Re:not new pricey answer to a nonexistent problem.

[necro81]

Preface: I was a grad student at the Thayer School of Engineering, where Petrenko does this research. During a power electronics class, we learned about the workings of some of this technology, and some classmates of mine designed some of the HF electronics that are behind this.

Electrically heated windshields, propellers, etc... have been around for 70+ years. Yes, but those devices have heating elements that conduct heat into the bulk ice. You don't want to spend all the energy needed to melt all of the ice, or even a sizeable portion of it, but rather melt just the ice that's adhered to the windshield or airfoil. This technology does that. It creates HF eddy currents in the ice at the ice-windshield interface, liquifying that thin layer almost instantly. The liquification happens quickly enough that very little heat is conducted away into the bulk, which means that you aren't wasting or losing much energy. What's more, the heat is applied directly to the ice - no heater elements needed. Instead of pumping XX watts of power into heater elements and waiting for enough ice to melt to easily be removed, you pump (let's say) 10 times the power for 1/1000 the time into just the ice that matters, then let gravity, airflow, and wiper blades take care of the rest. It is a far more efficient way to remove ice.

Jet planes spend 95% of their flying time way above or below the icing levels. Unfortunately, the place where icing is most likely is also the place where it is most dangerous: during takeoff and landing. Just because it is not a continuous threat during the flight doesn't mean that it isn't still extremely dangerous.

Jet turbines have a virtually free and unlimited amount of hot air availbale for deicing. The hot gasses need to be hot if they are to produce thrust. Were the gasses diverted through some complicated heat exchanger to melt ice from the airfoils of aircraft, the exit gasses wouldn't produce nearly as much thrust. Once again, this technology works only on the ice that is adhered to the surface, and so works very efficiently. Using hot gasses, like heater elements, inevitably has most of its heat conducted into the bulk, where it does little good.

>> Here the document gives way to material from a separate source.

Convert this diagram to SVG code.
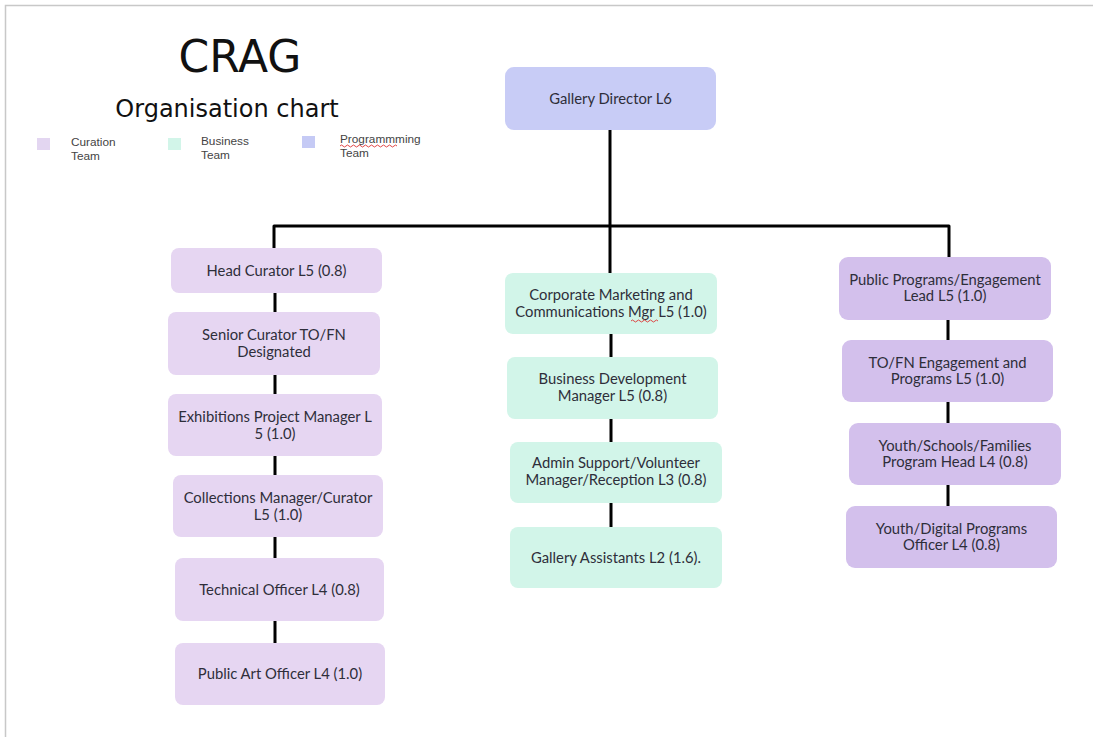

It's not affordable to load down a plane with 100's of pounds of extra generators, batteries, and/or capacitors that are only needed in very rare and usally avoidable circumstances. This is not additional equipment for an airplane, it is meant to replace the de-icing equipment that some already have. Consider the cost of applying thousands of gallons of chemical de-icing to aircraft wings on the ground, or the electrical equipment needed to generate the huge amount of electrical power that goes into heating elements. If anything, this technology would have less equipment associated with it than other methods, because it uses far less energy. The amount of energy that it takes to use this equipment, even over the entire leading edge of an aircraft's wing, it relatively small compared to the power needed to run everything else, or the tremendous power output of the engines. It makes use of high-frequency power electronics, which are much more compact and efficient than traditional power electronics. True, it isn't need all the time, but there is tons (literally, tons) of equipment in an airplane that is only used occassionally. They all serve a specific purpose. I will admit that it will be expensive technology at the beginning, especially for retrofits, but most new technology is. Airbags were initially only seen in high-end luxury cars, but eventually trickled down to lower models.

The planes that would need this the most, little prop planes that can't climb above icing, are also the ones that can least afford the weight penalty of this deicing system. Adding even 150 pounds to a small plane can make it a non-viable flying machine. Once again, this is not additional equipment, it is meant to replace existing de-icing equipment on a plane.